Boots are the finishing point, not an afterthought. Smooth leather with a treated surface, waxed suede used carefully, or rubberised boots with a refined shape all make sense. A lug sole gives grip on wet pavements, station steps and cobbles, but the boot still needs proportion. Slim ankle boots can look sharp with a mac; chunkier boots balance a shorter shell. After wet wear, let boots dry away from direct heat and brush off grit before conditioning. The jacket may keep the outfit dry, but neglected footwear is often what makes a rainy-day look fall apart.
Care, fit and repeat wear
Rainwear fails gradually, so care matters. Water-repellent finishes can wear down through abrasion, washing and city grime. If water stops beading and begins to soak into the surface, the coat may need cleaning and reproofing according to its care label. Avoid fabric softener on technical shells, as it can interfere with performance. Mac coats with cotton content may need a gentler approach: brushing off dried marks, spot cleaning where possible and airing properly before returning them to a wardrobe.

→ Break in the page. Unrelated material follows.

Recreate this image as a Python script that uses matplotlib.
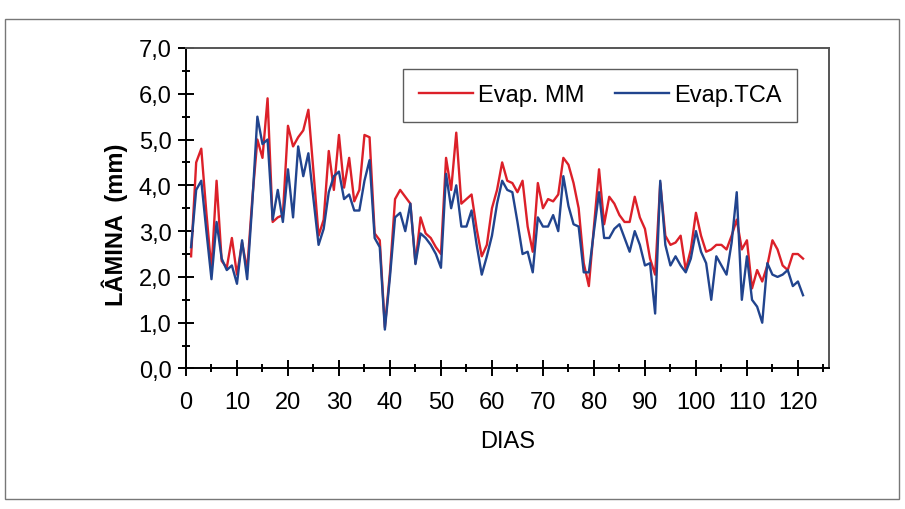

Fit should be assessed with real layers, not over a T-shirt in a changing room. Try the jacket over the knit you wear most, then sit down, reach forward and carry a shoulder bag. The front should close without pulling across the chest or hips. The hood, if present, should move with the head rather than blind the sides of the face. Pockets should be deep enough for cold hands or a phone, but not so bulky that they distort the line when used.
The most dependable spring rain jacket is the one that remains useful after the novelty has gone. It should work on a mild wet Monday, a windy weekend, a travel day and an evening when rain is likely but not guaranteed. A mac coat gives polish and coverage; a shell jacket gives lightness and weather confidence. Both can protect the outfit rather than obscure it. The decision is not about choosing between style and practicality, but about insisting that a spring rain jacket does its job without asking the rest of the wardrobe to disappear.